══ Recorded data ══
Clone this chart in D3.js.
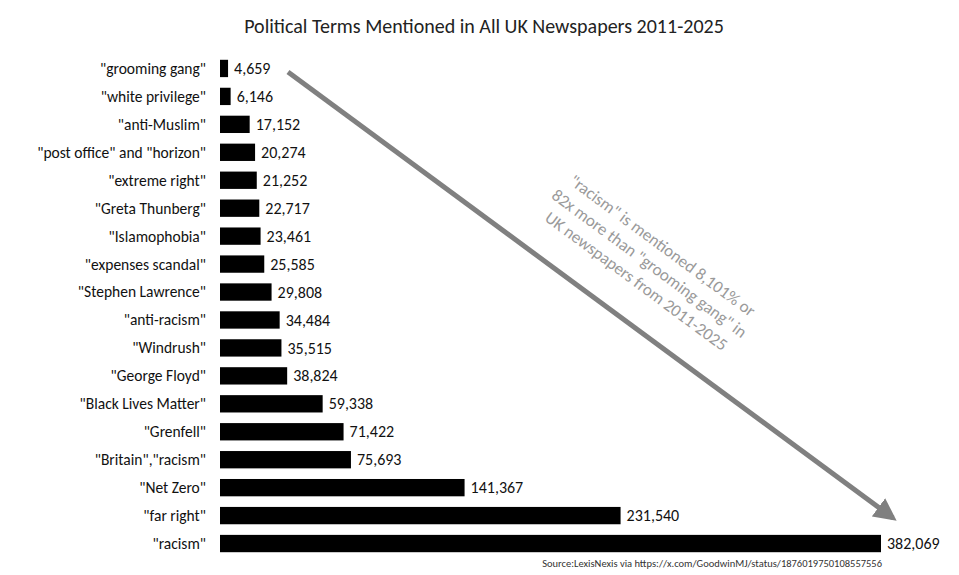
<!DOCTYPE html>
<html><head><meta charset="utf-8">
<script src="https://cdn.jsdelivr.net/npm/d3@7"></script>
<style>body{margin:0;background:#fff}</style>
</head><body>
<svg id="chart" width="959" height="575"></svg>
<script>
const terms = ['"grooming gang"', '"white privilege"', '"anti-Muslim"', '"post office" and "horizon"',
  '"extreme right"', '"Greta Thunberg"', '"Islamophobia"', '"expenses scandal"', '"Stephen Lawrence"',
  '"anti-racism"', '"Windrush"', '"George Floyd"', '"Black Lives Matter"', '"Grenfell"',
  '"Britain","racism"', '"Net Zero"', '"far right"', '"racism"'];
const mentions = [4659, 6146, 17152, 20274, 21252, 22717, 23461, 25585, 29808, 34484, 35515,
  38824, 59338, 71422, 75693, 141367, 231540, 382069];
const noteLines = ['"racism" is mentioned 8,101% or', '82x more than "grooming gang" in', 'UK newspapers from 2011-2025'];

const svg = d3.select('#chart');
const font = 'Calibri, Carlito, "Open Sans", sans-serif';

const x = d3.scaleLinear().domain([0, 382069]).range([220, 881]);
const y = d3.scaleBand().domain(terms).range([57, 555]).paddingInner(0.38).paddingOuter(0.1);

svg.append('text').attr('x', 484).attr('y', 33).attr('text-anchor', 'middle')
  .attr('font-family', font).attr('font-size', 20).attr('fill', '#222')
  .text('Political Terms Mentioned in All UK Newspapers 2011-2025');

const rows = svg.selectAll('g.row').data(terms).enter().append('g').attr('class', 'row');
rows.append('rect')
  .attr('x', x(0)).attr('y', d => y(d))
  .attr('width', (d, i) => x(mentions[i]) - x(0)).attr('height', y.bandwidth())
  .attr('fill', '#000');
rows.append('text')
  .attr('x', 206).attr('y', d => y(d) + y.bandwidth() / 2).attr('dy', '0.35em')
  .attr('text-anchor', 'end').attr('font-family', font).attr('font-size', 15.5).attr('fill', '#111')
  .text(d => d);
rows.append('text')
  .attr('x', (d, i) => x(mentions[i]) + 6).attr('y', d => y(d) + y.bandwidth() / 2).attr('dy', '0.35em')
  .attr('font-family', font).attr('font-size', 16).attr('fill', '#111')
  .text((d, i) => d3.format(',')(mentions[i]));

// arrow
svg.append('defs').append('marker').attr('id', 'head')
  .attr('viewBox', '0 0 10 10').attr('refX', 8).attr('refY', 5)
  .attr('markerWidth', 4.5).attr('markerHeight', 4.5).attr('orient', 'auto')
  .append('path').attr('d', 'M0,0L10,5L0,10z').attr('fill', '#808080');
svg.append('line').attr('x1', 288).attr('y1', 72).attr('x2', 893).attr('y2', 518)
  .attr('stroke', '#808080').attr('stroke-width', 5).attr('marker-end', 'url(#head)');

const note = svg.append('text').attr('transform', 'translate(646,268) rotate(36.4)')
  .attr('text-anchor', 'middle').attr('font-family', font).attr('font-size', 17).attr('fill', '#9a9a9a');
noteLines.forEach((t, i) => note.append('tspan').attr('x', 0).attr('y', (i - 1) * 22).text(t));

svg.append('text').attr('x', 882).attr('y', 567).attr('text-anchor', 'end')
  .attr('font-family', font).attr('font-size', 10.5).attr('fill', '#333')
  .text('Source:LexisNexis via https://x.com/GoodwinMJ/status/1876019750108557556');
</script>
</body></html>
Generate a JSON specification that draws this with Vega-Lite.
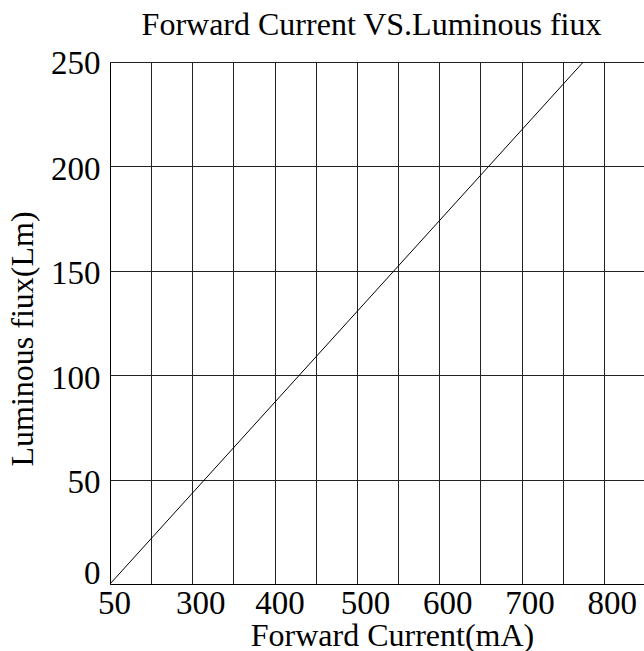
{
  "$schema": "https://vega.github.io/schema/vega-lite/v6.json",
  "width": 535,
  "height": 522,
  "autosize": "none",
  "padding": {"left": 110, "top": 62, "right": 0, "bottom": 67},
  "background": "white",
  "title": {
    "text": "Forward Current VS.Luminous fiux",
    "font": "Liberation Serif",
    "fontSize": 32,
    "fontWeight": "normal",
    "color": "#000000",
    "anchor": "middle",
    "frame": "group",
    "dx": -6,
    "baseline": "alphabetic",
    "offset": -20
  },
  "data": {"values": [
    {"current": 200, "flux": 0},
    {"current": 775, "flux": 250}
  ]},
  "mark": {"type": "line", "color": "#000000", "strokeWidth": 1, "clip": true},
  "encoding": {
    "x": {
      "field": "current",
      "type": "quantitative",
      "scale": {"domain": [200, 850], "nice": false, "zero": false},
      "axis": {
        "values": [200, 250, 300, 350, 400, 450, 500, 550, 600, 650, 700, 750, 800, 850],
        "labelExpr": "datum.value == 200 ? '50' : ((datum.value % 100 == 0 && datum.value <= 800) ? datum.label : '')",
        "grid": true,
        "gridColor": "#222222",
        "gridWidth": 1,
        "gridOpacity": 1,
        "domain": true,
        "domainColor": "#000000",
        "domainWidth": 1,
        "ticks": false,
        "tickSize": 0,
        "labelFont": "Liberation Serif",
        "labelFontSize": 33,
        "labelColor": "#000000",
        "labelBaseline": "alphabetic",
        "labelPadding": 29,
        "labelAlign": "center",
        "labelOverlap": false,
        "labelFlush": false,
        "labelOffset": {"condition": [{"test": "datum.value == 200", "value": 4}, {"test": "datum.value == 400", "value": 5}], "value": 8},
        "title": "Forward Current(mA)",
        "titleFont": "Liberation Serif",
        "titleFontSize": 32,
        "titleFontWeight": "normal",
        "titleColor": "#000000",
        "titleX": 282,
        "titleY": 61,
        "titleAlign": "center",
        "titleBaseline": "alphabetic"
      }
    },
    "y": {
      "field": "flux",
      "type": "quantitative",
      "scale": {"domain": [0, 250], "nice": false},
      "axis": {
        "values": [0, 50, 100, 150, 200, 250],
        "grid": true,
        "gridColor": "#222222",
        "gridWidth": 1,
        "gridOpacity": 1,
        "domain": true,
        "domainColor": "#000000",
        "domainWidth": 1,
        "ticks": false,
        "tickSize": 0,
        "labelFont": "Liberation Serif",
        "labelFontSize": 33,
        "labelColor": "#000000",
        "labelBaseline": "alphabetic",
        "labelAlign": "right",
        "labelPadding": 10,
        "labelOverlap": false,
        "labelFlush": false,
        "labelOffset": {"condition": [{"test": "datum.value == 0", "value": -1}, {"test": "datum.value == 250", "value": 11}], "value": 13},
        "title": "Luminous fiux(Lm)",
        "titleFont": "Liberation Serif",
        "titleFontSize": 32,
        "titleFontWeight": "normal",
        "titleColor": "#000000",
        "titleAngle": -90,
        "titleX": -88,
        "titleY": 276.5,
        "titleAlign": "center",
        "titleBaseline": "middle"
      }
    }
  },
  "config": {"view": {"stroke": null}}
}
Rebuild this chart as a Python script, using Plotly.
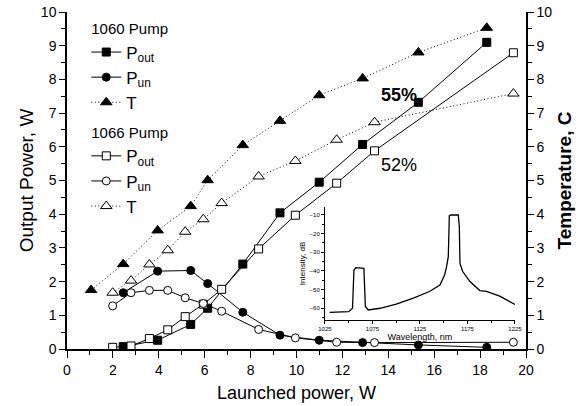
═══
* **Directions**: Go through the records above, find every line with the word "script", and list those lines.

* **Completed exercise**:
<script src="https://cdn.jsdelivr.net/npm/d3@7"></script>
<script>
</script>
Rebuild this chart as a Python script, using Plotly.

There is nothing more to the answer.